Lawmakers need to keep close eye on workers' comp reforms
Washington's system of workers' compensation may need more reforms, if the promised savings from the 2011 reforms don't happen.
Seattle Times Editorial
IN September, the Department of Labor and Industries will set next year's workers' compensation rates. The base increase should be well below double digits. The economy is still too weak to sustain anything more.
Workers' compensation is mandatory insurance paid by employers and employees to cover the cost of work-related injuries. It is a necessary part of the social-safety net — but it is also part of the cost of creating a job. A rate increase makes job creation more difficult.
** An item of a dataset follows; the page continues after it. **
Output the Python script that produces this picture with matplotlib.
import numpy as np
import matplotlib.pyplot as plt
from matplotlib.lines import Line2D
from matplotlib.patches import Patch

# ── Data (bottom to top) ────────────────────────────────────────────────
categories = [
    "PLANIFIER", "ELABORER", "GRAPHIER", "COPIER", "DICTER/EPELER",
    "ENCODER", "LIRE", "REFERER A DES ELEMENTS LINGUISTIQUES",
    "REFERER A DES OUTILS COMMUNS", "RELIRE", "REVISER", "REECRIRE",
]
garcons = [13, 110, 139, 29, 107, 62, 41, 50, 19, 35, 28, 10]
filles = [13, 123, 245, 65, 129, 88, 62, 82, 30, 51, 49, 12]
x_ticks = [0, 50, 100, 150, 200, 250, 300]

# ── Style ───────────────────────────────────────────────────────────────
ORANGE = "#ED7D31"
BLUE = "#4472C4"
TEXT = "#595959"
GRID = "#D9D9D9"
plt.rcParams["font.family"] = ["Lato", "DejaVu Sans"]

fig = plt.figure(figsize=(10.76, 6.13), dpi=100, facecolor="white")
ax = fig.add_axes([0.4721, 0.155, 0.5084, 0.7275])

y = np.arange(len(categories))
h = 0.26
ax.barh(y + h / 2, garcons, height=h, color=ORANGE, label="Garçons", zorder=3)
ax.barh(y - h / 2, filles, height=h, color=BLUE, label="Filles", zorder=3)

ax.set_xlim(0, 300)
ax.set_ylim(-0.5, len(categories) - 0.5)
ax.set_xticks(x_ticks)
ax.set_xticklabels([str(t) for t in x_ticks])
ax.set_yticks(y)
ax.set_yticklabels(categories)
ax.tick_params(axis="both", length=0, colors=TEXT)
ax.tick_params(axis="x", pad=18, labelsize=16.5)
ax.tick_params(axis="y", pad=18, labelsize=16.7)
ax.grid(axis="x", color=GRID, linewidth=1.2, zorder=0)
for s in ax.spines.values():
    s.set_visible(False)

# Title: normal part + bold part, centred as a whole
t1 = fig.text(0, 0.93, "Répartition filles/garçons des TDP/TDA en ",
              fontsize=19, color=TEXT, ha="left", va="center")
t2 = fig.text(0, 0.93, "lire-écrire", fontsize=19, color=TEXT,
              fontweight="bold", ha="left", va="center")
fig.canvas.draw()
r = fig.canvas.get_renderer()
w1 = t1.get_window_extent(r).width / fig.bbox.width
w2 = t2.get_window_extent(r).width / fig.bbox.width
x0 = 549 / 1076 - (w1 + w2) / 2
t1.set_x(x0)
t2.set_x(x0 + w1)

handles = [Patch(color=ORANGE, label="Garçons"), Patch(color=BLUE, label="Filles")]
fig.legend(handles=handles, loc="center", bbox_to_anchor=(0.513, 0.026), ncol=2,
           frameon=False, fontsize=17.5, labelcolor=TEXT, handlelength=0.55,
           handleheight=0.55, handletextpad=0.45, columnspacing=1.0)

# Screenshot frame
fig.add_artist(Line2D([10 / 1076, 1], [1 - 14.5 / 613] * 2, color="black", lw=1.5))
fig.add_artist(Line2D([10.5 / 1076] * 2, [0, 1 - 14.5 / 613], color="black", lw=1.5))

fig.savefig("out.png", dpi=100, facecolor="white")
The department assures that the basic increase, which it needs to break even, will be fairly small. That's good. The worry now and over the next few years is over proposals for additional increases to solve long-term problems.
The main issue is that the contingency fund for paying benefits has been drawn down from $2.1 billion in 2007 to $621 million as of March 31. This was done because the economy was weak and the state didn't want to impose an additional burden. It was the right policy then and it would be comforting to continue it now, but the fund is too low. It should be built back up. That is the long-term problem.
The reforms passed by the Legislature in 2011 should help solve it. They included an immediate cost-of-living freeze for benefits, the creation of a managed-care network, a subsidized back-to-work program and the offer of one-time payouts as an alternative to disability pensions.
But the medical network is not finished. The return-to-work program is new. So are the one-time payouts; only a few dozen of these "structured settlements" have been done.
In total, the 2011 reforms were supposed to save $1.1 billion to $1.2 billion in the first four years. The system needs those savings to avoid future rate increases on employers and workers.
Legislators may well have to revisit the system and reform it even more. If the reforms of 2011 don't generate the savings promised, they will certainly have to do it.